Una volta a terra i portoghesi  si guardavano bene dal lasciare unite le persone appartenenti ad una stessa tribù, al fine di rendere più difficile la comunicazione e l'organizzazione per un'eventuale rivolta. Questi schiavi provenivano da diverse regioni africane e quindi possedevano culture differenti, parlavano lingue diverse tra loro, oltre al fatto che nella maggior parte dei casi facevano parte di tribù ed etnie nemiche tra loro. La loro unica forza era il desiderio di libertà.

Una volta messi all'asta e venduti, gli schiavi raggiungevano le fazenda, dove erano selezionati a seconda dei compiti ritenuti più adatti. Una parte era destinata ai lavori di casa, solitamente i più docili o le donne, gli altri, detti schiavi di eito, dovevano occuparsi dei lavori più duri, nei campi o nelle miniere. Questi erano costretti a vivere nelle senzala, edifici bassi e privi di pareti divisorie e finestre, spesso sovraffollate e sporche.

Esistevano anche schiavi di ganho, di guadagno, che avevano la possibilità di avere un impiego come manodopera o venditori, in cambio di parte dei guadagni. Agli schiavi era data anche la possibilità di comprare la libertà ai signori grazie al denaro guadagnato autonomamente, ma si trattava di una libertà per certi aspetti solo formale, che spesso i più ricchi calpestavano.

La vera schiavitù però agiva in modo più sottile, era una cultura della schiavitù. Gli africani e i loro discendenti erano umiliati da generazioni, gli uomini non potevano più avere una famiglia e veniva loro sottratto lo spazio sociale, erano mantenuti nell'ignoranza e non potevano decidere di loro stessi. Questo tipo di destrutturazione psicologica ha lasciato segni profondi nella cultura brasiliana.

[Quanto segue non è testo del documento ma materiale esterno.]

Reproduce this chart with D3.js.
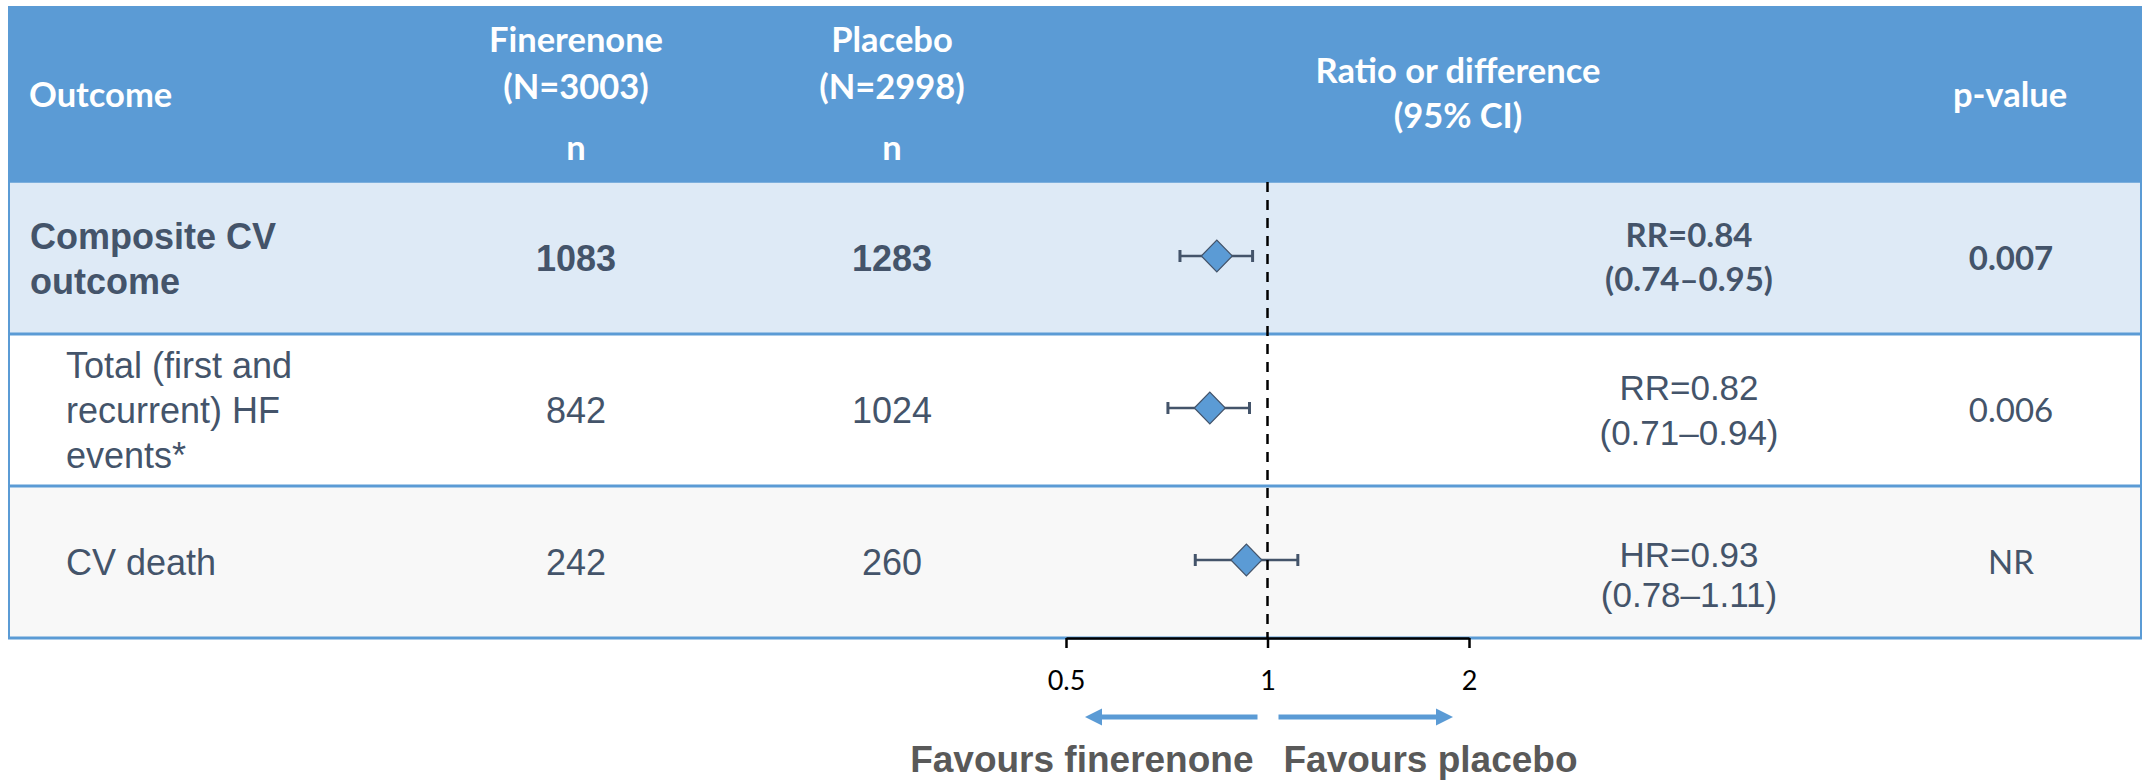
<!DOCTYPE html>
<html>
<head>
<meta charset="utf-8">
<script src="https://cdn.jsdelivr.net/npm/d3@7"></script>
<style>
  body { margin: 0; background: #ffffff; }
  svg { display: block; }
</style>
</head>
<body>
<svg id="chart" width="2146" height="781"></svg>
<script>
// ---- data ----
const outcomeLines   = [["Composite CV", "outcome"], ["Total (first and", "recurrent) HF", "events*"], ["CV death"]];
const finerenoneN    = [1083, 842, 242];
const placeboN       = [1283, 1024, 260];
const measureType    = ["RR", "RR", "HR"];
const estimate       = [0.84, 0.82, 0.93];
const ciLower        = [0.74, 0.71, 0.78];
const ciUpper        = [0.95, 0.94, 1.11];
const pValues        = ["0.007", "0.006", "NR"];
const axisTicks      = [0.5, 1, 2];
const finerenoneHead = ["Finerenone", "(N=3003)"];
const placeboHead    = ["Placebo", "(N=2998)"];
const effectHead     = ["Ratio or difference", "(95% CI)"];
const favourLabels   = ["Favours finerenone", "Favours placebo"];

// ---- layout ----
const W = 2146, H = 781;
const tableLeft = 8, tableRight = 2142;
const headTop = 6, headBottom = 182, tableBottom = 638;
const colFin = 576, colPla = 892, colEff = 1689, colP = 2011;
const headerBlue = "#5B9BD5", textDark = "#44546A";
const rowFill = ["#DEEAF6", "#FFFFFF", "#F8F8F8"];
const arial = "'Liberation Sans', Arial, sans-serif";
const calibri = "Lato, 'Open Sans', sans-serif";
// first-line baseline (relative to row middle) and line step of the effect-estimate cell
const effFirst = [-11, -10, 5];
const effStep  = [44, 45, 40];

const svg = d3.select("#chart");
svg.append("rect").attr("width", W).attr("height", H).attr("fill", "#ffffff");

const rows = d3.range(outcomeLines.length);
const y = d3.scaleBand().domain(rows).range([headBottom, tableBottom]);
const x = d3.scaleLog().domain([0.5, 2]).range([1066, 1469]);
const rowMid = i => y(i) + y.bandwidth() / 2;

// header band
svg.append("rect")
  .attr("x", tableLeft).attr("y", headTop)
  .attr("width", tableRight - tableLeft).attr("height", headBottom - headTop)
  .attr("fill", headerBlue);

const head = svg.append("g")
  .attr("fill", "#ffffff")
  .attr("font-family", calibri)
  .attr("font-weight", 700)
  .attr("font-size", 34.5);

head.append("text").attr("x", 29).attr("y", 107).text("Outcome");
[[colFin, finerenoneHead], [colPla, placeboHead]].forEach(([cx, lines]) => {
  lines.forEach((t, k) => head.append("text")
    .attr("x", cx).attr("y", 52 + k * 47).attr("text-anchor", "middle").text(t));
  head.append("text").attr("x", cx).attr("y", 160).attr("text-anchor", "middle").text("n");
});
effectHead.forEach((t, k) => head.append("text")
  .attr("x", 1458).attr("y", 83 + k * 45).attr("text-anchor", "middle").text(t));
head.append("text").attr("x", 2010).attr("y", 107).attr("text-anchor", "middle").text("p-value");

// row backgrounds
svg.append("g").selectAll("rect").data(rows).join("rect")
  .attr("x", tableLeft).attr("y", i => y(i))
  .attr("width", tableRight - tableLeft).attr("height", y.bandwidth())
  .attr("fill", i => rowFill[i]);

// table rules
const rules = svg.append("g").attr("stroke", headerBlue).attr("fill", "none");
rules.append("line").attr("x1", tableLeft).attr("x2", tableRight)
  .attr("y1", headBottom).attr("y2", headBottom).attr("stroke-width", 1.5);
rows.slice(1).forEach(i => rules.append("line")
  .attr("x1", tableLeft).attr("x2", tableRight)
  .attr("y1", y(i)).attr("y2", y(i)).attr("stroke-width", 3));
rules.append("line").attr("x1", tableLeft).attr("x2", tableRight)
  .attr("y1", tableBottom).attr("y2", tableBottom).attr("stroke-width", 3);
rules.append("line").attr("x1", tableLeft + 1).attr("x2", tableLeft + 1)
  .attr("y1", headBottom).attr("y2", tableBottom).attr("stroke-width", 2);
rules.append("line").attr("x1", tableRight - 1).attr("x2", tableRight - 1)
  .attr("y1", headBottom).attr("y2", tableBottom).attr("stroke-width", 2);

// row texts
const body = svg.append("g").attr("fill", textDark);
rows.forEach(i => {
  const bold = i === 0 ? 700 : 400;
  const mid = rowMid(i);
  const lines = outcomeLines[i];
  lines.forEach((t, k) => body.append("text")
    .attr("x", i === 0 ? 30 : 66)
    .attr("y", mid - (lines.length - 1) * 45 / 2 + 13 + k * 45)
    .attr("font-family", arial).attr("font-size", 36).attr("font-weight", bold)
    .text(t));
  [[colFin, finerenoneN[i]], [colPla, placeboN[i]]].forEach(([cx, v]) => body.append("text")
    .attr("x", cx).attr("y", mid + 13).attr("text-anchor", "middle")
    .attr("font-family", arial).attr("font-size", 36).attr("font-weight", bold)
    .text(v));

  // effect estimate with its 95% CI on a second line
  const effLines = [`${measureType[i]}=${estimate[i].toFixed(2)}`,
                    `(${ciLower[i].toFixed(2)}\u2013${ciUpper[i].toFixed(2)})`];
  const eff = body.append("text")
    .attr("x", colEff).attr("y", mid + effFirst[i]).attr("text-anchor", "middle")
    .attr("font-family", i === 0 ? calibri : arial)
    .attr("font-size", i === 0 ? 33 : 35).attr("font-weight", bold);
  effLines.forEach((t, k) => eff.append("tspan")
    .attr("x", colEff).attr("dy", k === 0 ? 0 : effStep[i]).text(t));

  body.append("text")
    .attr("x", colP).attr("y", mid + 12).attr("text-anchor", "middle")
    .attr("font-family", calibri).attr("font-size", 33).attr("font-weight", bold)
    .text(pValues[i]);
});

// confidence intervals and point estimates
const forest = svg.append("g");
rows.forEach(i => {
  const cy = rowMid(i) - 2;
  const g = forest.append("g").attr("stroke", textDark);
  g.append("line").attr("x1", x(ciLower[i])).attr("x2", x(ciUpper[i]))
    .attr("y1", cy).attr("y2", cy).attr("stroke-width", 2.5);
  [ciLower[i], ciUpper[i]].forEach(v => g.append("line")
    .attr("x1", x(v)).attr("x2", x(v)).attr("y1", cy - 6).attr("y2", cy + 6)
    .attr("stroke-width", 3));
  const cx = x(estimate[i]);
  g.append("path")
    .attr("d", `M${cx - 15.5},${cy} L${cx},${cy - 16} L${cx + 15.5},${cy} L${cx},${cy + 16} Z`)
    .attr("fill", headerBlue).attr("stroke-width", 1.2);
});

// line of no effect
svg.append("line")
  .attr("x1", x(1)).attr("x2", x(1)).attr("y1", headBottom).attr("y2", tableBottom)
  .attr("stroke", "#000").attr("stroke-width", 2.5).attr("stroke-dasharray", "10,8");

// log axis
const axis = svg.append("g")
  .attr("transform", `translate(0,${tableBottom})`)
  .call(d3.axisBottom(x).tickValues(axisTicks).tickFormat(d3.format("")).tickSize(10).tickSizeOuter(0).tickPadding(23));
axis.select(".domain").attr("stroke", "#000").attr("stroke-width", 2.5);
axis.selectAll(".tick line").attr("stroke", "#000").attr("stroke-width", 2.5);
axis.selectAll(".tick text").attr("fill", "#000")
  .attr("font-family", calibri).attr("font-size", 27);

// direction arrows
const arrowY = 717;
const arrows = svg.append("g").attr("fill", headerBlue).attr("stroke", headerBlue);
function arrow(from, tip) {
  const dir = Math.sign(tip - from);
  arrows.append("line").attr("x1", from).attr("x2", tip - dir * 14)
    .attr("y1", arrowY).attr("y2", arrowY).attr("stroke-width", 5);
  arrows.append("path").attr("stroke", "none")
    .attr("d", `M${tip},${arrowY} L${tip - dir * 17},${arrowY - 8.5} L${tip - dir * 17},${arrowY + 8.5} Z`);
}
arrow(x(1) - 10, x(0.5) + 19);
arrow(x(1) + 11, x(2) - 16);

// direction labels
const fav = svg.append("g").attr("fill", "#595959")
  .attr("font-family", arial).attr("font-weight", 700).attr("font-size", 37);
fav.append("text").attr("x", x(1) - 14).attr("y", 772).attr("text-anchor", "end").text(favourLabels[0]);
fav.append("text").attr("x", x(1) + 16).attr("y", 772).attr("text-anchor", "start").text(favourLabels[1]);
</script>
</body>
</html>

Di contro, alle donne per certi aspetti risultò più facile tenersi stretta un'identità e un ruolo, grazie anche alla possibilità di avere figli o ai compiti differenti cui erano destinate, vale a dire il lavoro come domestiche, balie o cuoche. L'altra faccia della medaglia era però la facilità con cui potevano subire differenti abusi, ad esempio a sfondo sessuale, che segnarono indelebilmente la dignità di un popolo. A tutto questo si accompagnava naturalmente l'estrema quantità di lavoro fisico che era una costante ad ogni livello e per ogni individuo schiavizzato.